## [What you should do]
Starting from the top of the material, restate each line exactly until the line that contains "(0,0) rectangle (1300,1571);", which is also copied. Pictures are excluded.

## [Recorded information]

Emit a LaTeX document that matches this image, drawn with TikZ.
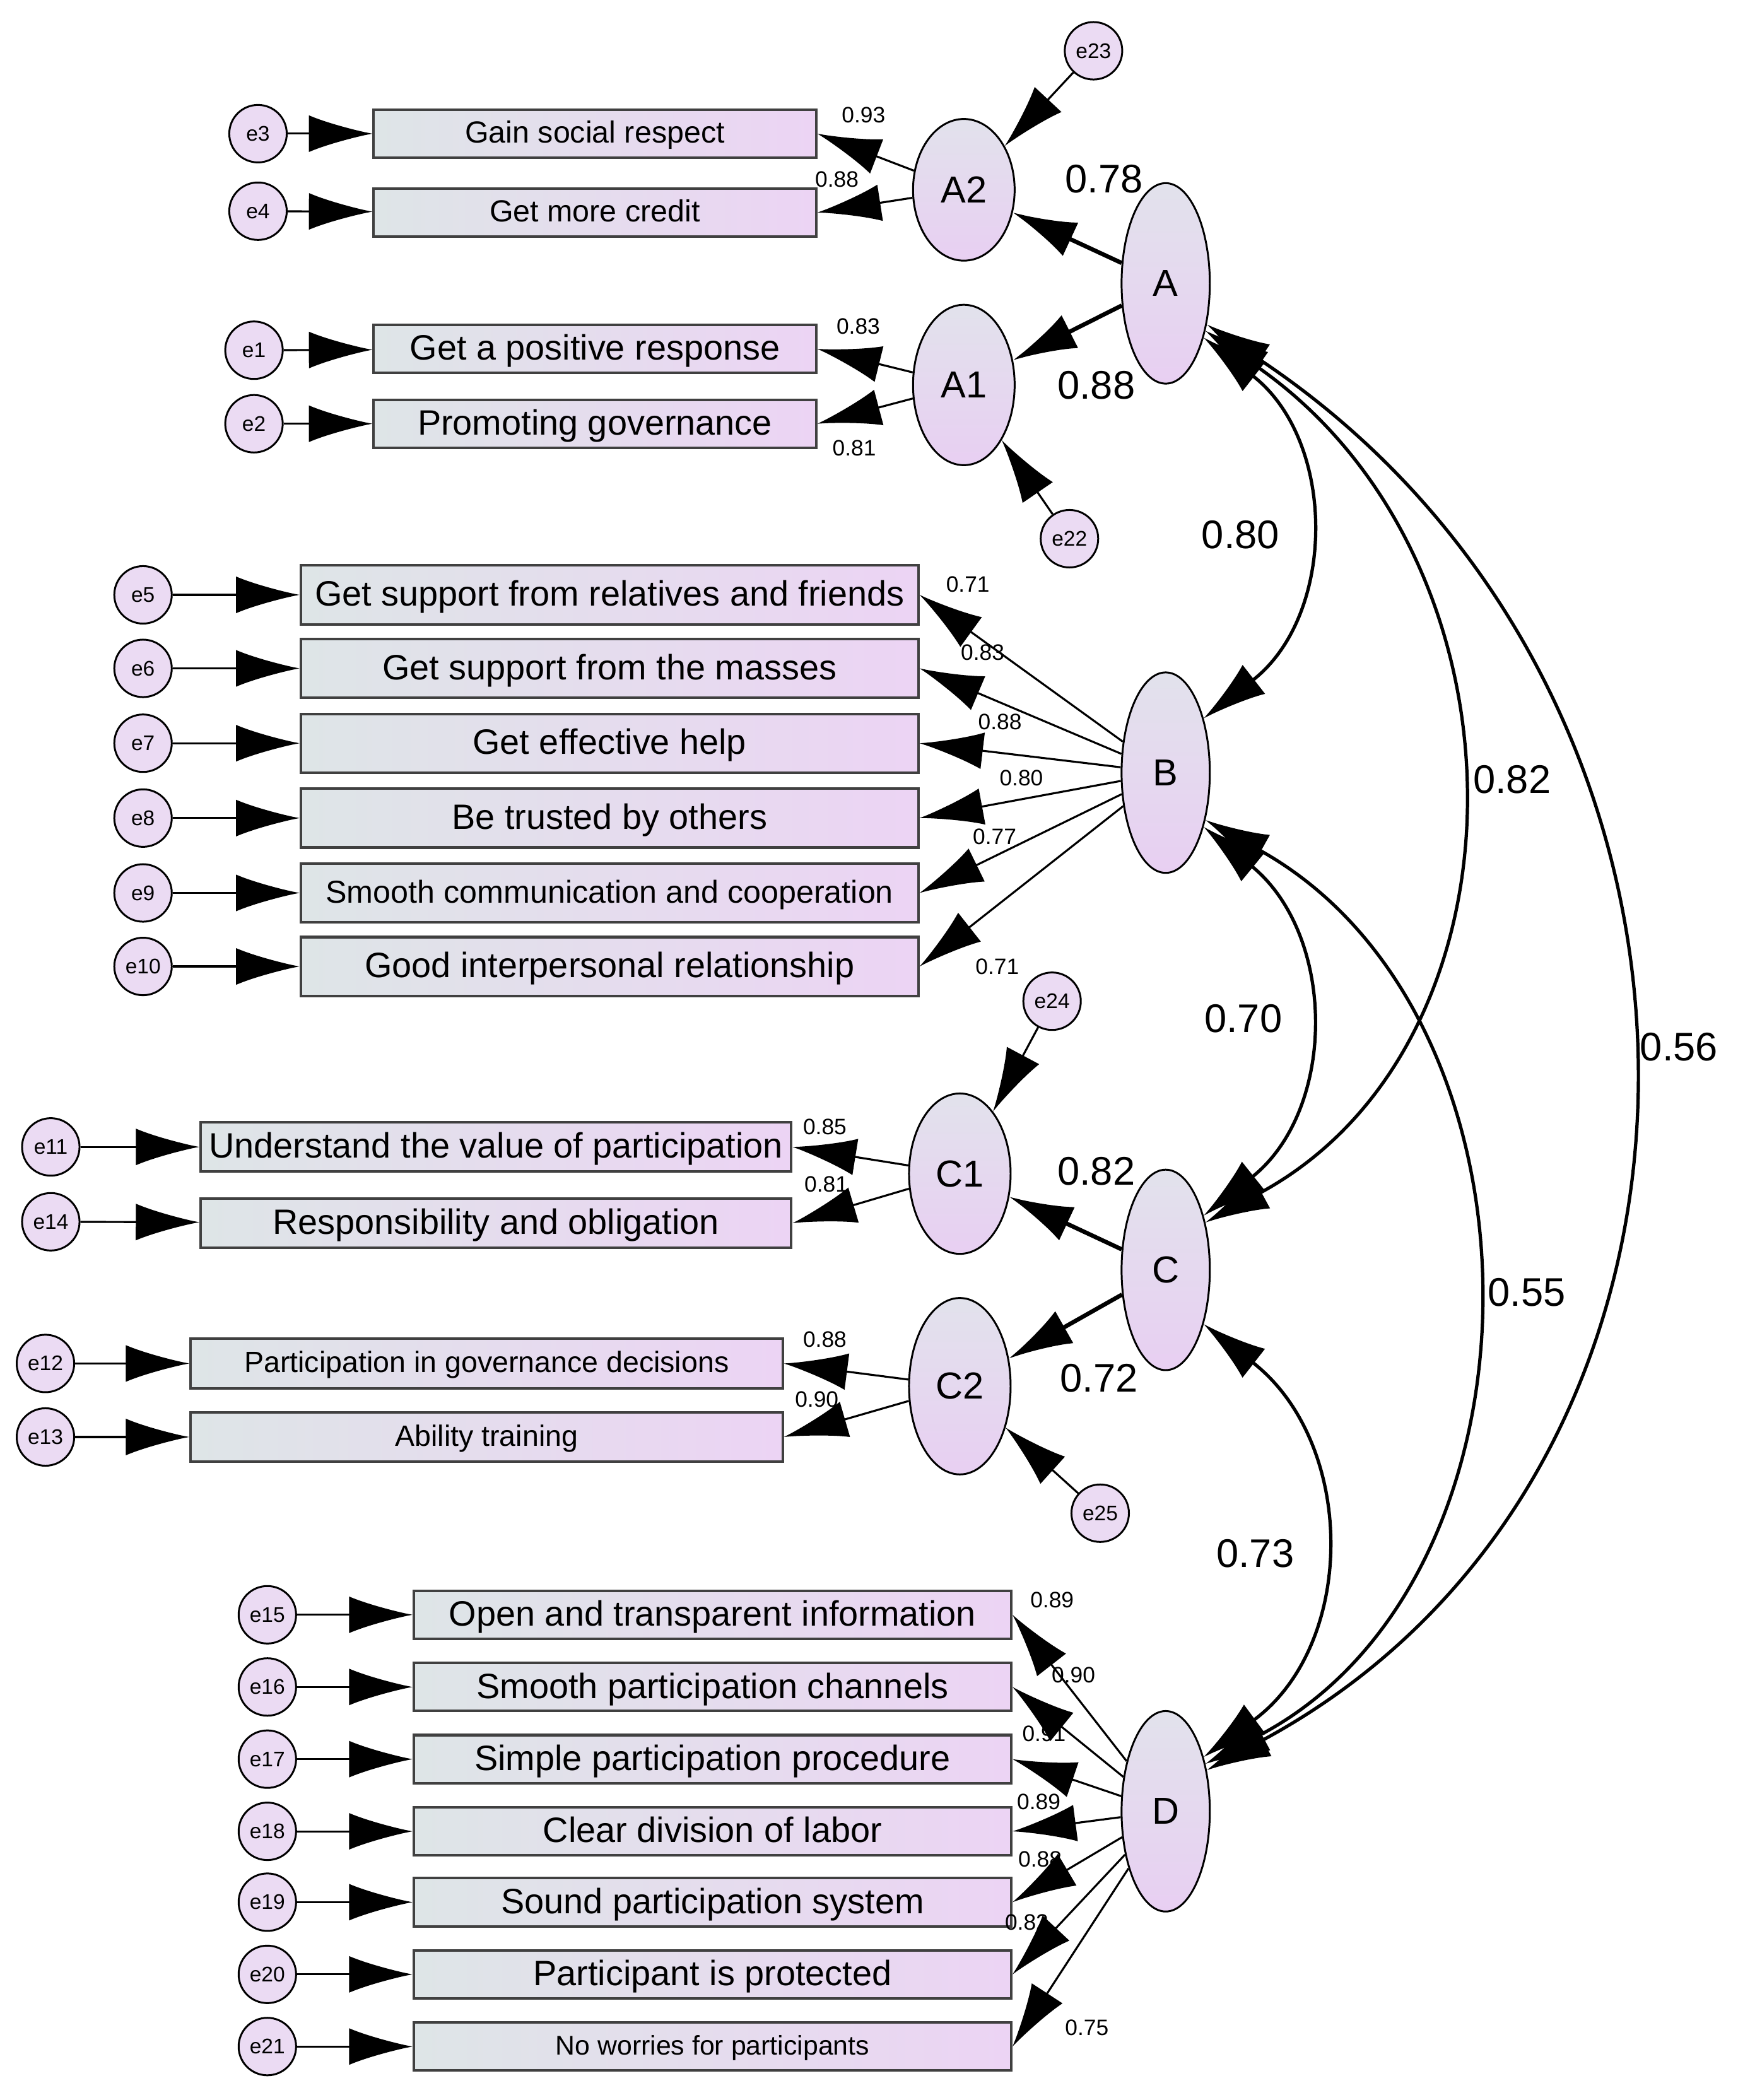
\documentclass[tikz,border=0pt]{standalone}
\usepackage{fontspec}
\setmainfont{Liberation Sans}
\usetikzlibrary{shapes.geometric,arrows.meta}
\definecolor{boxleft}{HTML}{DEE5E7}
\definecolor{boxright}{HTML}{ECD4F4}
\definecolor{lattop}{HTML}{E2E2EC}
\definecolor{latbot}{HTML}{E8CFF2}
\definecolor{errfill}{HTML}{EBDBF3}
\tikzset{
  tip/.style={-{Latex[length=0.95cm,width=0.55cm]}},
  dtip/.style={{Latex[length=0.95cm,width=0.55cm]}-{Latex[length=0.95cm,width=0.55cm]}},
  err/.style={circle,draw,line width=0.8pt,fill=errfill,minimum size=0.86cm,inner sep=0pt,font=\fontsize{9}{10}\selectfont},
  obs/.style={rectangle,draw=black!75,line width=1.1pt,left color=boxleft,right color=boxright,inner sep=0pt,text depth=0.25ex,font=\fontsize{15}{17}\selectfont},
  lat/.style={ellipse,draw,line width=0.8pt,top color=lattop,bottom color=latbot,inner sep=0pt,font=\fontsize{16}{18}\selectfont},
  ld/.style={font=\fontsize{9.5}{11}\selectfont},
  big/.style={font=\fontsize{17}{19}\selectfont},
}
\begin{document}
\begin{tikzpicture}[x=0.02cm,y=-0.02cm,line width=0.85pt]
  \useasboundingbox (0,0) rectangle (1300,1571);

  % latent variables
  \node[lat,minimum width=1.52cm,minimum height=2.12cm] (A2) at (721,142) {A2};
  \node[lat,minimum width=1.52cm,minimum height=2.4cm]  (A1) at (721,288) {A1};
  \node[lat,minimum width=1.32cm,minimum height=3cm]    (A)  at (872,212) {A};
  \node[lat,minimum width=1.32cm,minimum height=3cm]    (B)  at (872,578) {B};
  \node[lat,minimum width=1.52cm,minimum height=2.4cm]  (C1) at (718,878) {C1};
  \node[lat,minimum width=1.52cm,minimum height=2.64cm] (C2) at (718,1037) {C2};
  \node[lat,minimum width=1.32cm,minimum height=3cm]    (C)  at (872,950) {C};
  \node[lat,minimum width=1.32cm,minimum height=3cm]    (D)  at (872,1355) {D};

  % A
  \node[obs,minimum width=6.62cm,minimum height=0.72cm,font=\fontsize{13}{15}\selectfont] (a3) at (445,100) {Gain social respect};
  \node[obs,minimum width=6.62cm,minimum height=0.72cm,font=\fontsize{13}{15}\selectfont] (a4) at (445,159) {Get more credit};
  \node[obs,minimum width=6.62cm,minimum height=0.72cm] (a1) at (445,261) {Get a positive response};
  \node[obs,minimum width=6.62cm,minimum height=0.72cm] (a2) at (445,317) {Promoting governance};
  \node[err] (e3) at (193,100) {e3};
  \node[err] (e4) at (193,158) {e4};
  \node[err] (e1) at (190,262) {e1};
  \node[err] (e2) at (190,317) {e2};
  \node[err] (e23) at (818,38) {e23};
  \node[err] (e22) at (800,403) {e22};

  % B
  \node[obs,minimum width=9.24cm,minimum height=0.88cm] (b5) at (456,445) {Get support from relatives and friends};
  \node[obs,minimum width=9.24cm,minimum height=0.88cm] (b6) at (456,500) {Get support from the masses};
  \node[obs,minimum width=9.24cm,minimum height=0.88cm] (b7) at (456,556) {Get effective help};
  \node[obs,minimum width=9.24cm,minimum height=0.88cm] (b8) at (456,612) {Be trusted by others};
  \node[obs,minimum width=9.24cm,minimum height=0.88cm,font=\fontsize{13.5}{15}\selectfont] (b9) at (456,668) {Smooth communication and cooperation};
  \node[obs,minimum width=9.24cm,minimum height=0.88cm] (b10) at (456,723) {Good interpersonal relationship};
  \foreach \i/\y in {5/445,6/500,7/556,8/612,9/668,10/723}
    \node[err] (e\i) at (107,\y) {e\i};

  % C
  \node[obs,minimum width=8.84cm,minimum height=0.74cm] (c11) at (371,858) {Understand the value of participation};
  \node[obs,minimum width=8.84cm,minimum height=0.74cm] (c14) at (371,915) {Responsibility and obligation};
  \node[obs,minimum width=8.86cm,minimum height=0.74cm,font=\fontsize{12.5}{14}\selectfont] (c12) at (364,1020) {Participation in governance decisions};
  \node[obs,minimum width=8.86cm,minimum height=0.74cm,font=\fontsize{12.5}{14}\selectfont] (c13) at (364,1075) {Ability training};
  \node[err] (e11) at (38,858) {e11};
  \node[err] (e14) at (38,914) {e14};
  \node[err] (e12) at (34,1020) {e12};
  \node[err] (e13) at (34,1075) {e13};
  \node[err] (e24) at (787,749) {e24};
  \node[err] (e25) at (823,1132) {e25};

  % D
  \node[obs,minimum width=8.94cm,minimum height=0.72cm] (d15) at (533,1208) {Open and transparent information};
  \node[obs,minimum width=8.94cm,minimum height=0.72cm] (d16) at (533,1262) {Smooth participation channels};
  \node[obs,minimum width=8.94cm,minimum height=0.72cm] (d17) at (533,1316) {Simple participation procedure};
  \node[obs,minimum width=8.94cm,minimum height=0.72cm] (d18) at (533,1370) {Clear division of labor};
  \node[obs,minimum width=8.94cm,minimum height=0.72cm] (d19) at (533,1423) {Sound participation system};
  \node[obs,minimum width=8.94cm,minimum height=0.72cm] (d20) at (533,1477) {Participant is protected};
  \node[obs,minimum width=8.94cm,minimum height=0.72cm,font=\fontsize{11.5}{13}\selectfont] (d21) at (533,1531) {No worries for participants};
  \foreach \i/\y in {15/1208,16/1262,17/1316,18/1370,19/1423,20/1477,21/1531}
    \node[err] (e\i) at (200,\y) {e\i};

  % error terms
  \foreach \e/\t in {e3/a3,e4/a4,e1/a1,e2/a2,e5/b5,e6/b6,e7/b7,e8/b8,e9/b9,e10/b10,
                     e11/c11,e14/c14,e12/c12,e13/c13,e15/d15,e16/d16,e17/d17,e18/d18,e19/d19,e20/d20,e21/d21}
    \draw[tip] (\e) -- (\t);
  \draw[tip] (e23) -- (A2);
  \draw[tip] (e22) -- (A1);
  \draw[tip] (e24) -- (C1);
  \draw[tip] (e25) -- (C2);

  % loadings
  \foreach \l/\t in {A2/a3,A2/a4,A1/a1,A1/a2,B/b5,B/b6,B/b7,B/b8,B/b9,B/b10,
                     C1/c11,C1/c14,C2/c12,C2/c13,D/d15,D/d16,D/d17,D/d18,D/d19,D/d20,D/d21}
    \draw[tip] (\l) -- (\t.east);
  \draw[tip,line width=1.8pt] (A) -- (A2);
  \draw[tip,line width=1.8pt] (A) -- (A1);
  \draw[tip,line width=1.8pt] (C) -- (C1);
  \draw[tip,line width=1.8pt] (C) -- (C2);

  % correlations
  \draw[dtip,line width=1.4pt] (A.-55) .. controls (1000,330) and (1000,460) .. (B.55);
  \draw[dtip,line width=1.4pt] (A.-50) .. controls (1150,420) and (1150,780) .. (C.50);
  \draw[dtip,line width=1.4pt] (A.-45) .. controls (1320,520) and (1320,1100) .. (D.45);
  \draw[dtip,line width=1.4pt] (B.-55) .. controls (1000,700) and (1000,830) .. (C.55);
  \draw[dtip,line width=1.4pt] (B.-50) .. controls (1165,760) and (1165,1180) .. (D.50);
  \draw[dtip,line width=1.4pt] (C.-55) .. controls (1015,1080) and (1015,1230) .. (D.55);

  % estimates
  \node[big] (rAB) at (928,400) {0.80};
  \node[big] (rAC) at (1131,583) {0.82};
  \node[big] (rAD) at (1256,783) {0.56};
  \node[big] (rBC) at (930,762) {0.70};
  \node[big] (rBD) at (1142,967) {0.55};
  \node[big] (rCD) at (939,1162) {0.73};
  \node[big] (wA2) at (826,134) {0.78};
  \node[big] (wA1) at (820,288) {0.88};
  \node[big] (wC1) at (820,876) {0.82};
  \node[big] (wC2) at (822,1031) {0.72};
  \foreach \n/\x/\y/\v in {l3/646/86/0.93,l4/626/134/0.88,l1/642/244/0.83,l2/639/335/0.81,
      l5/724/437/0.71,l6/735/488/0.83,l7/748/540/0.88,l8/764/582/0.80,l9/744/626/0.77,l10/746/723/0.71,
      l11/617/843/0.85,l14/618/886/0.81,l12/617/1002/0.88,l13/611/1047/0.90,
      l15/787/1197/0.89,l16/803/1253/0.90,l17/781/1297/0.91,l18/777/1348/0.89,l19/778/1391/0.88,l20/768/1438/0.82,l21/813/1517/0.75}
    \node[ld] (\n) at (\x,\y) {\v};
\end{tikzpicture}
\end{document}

## [Task solution]
Emit a LaTeX document that matches this image, drawn with TikZ.
\documentclass[tikz,border=0pt]{standalone}
\usepackage{fontspec}
\setmainfont{Liberation Sans}
\usetikzlibrary{shapes.geometric,arrows.meta}
\definecolor{boxleft}{HTML}{DEE5E7}
\definecolor{boxright}{HTML}{ECD4F4}
\definecolor{lattop}{HTML}{E2E2EC}
\definecolor{latbot}{HTML}{E8CFF2}
\definecolor{errfill}{HTML}{EBDBF3}
\tikzset{
  tip/.style={-{Latex[length=0.95cm,width=0.55cm]}},
  dtip/.style={{Latex[length=0.95cm,width=0.55cm]}-{Latex[length=0.95cm,width=0.55cm]}},
  err/.style={circle,draw,line width=0.8pt,fill=errfill,minimum size=0.86cm,inner sep=0pt,font=\fontsize{9}{10}\selectfont},
  obs/.style={rectangle,draw=black!75,line width=1.1pt,left color=boxleft,right color=boxright,inner sep=0pt,text depth=0.25ex,font=\fontsize{15}{17}\selectfont},
  lat/.style={ellipse,draw,line width=0.8pt,top color=lattop,bottom color=latbot,inner sep=0pt,font=\fontsize{16}{18}\selectfont},
  ld/.style={font=\fontsize{9.5}{11}\selectfont},
  big/.style={font=\fontsize{17}{19}\selectfont},
}
\begin{document}
\begin{tikzpicture}[x=0.02cm,y=-0.02cm,line width=0.85pt]
  \useasboundingbox (0,0) rectangle (1300,1571);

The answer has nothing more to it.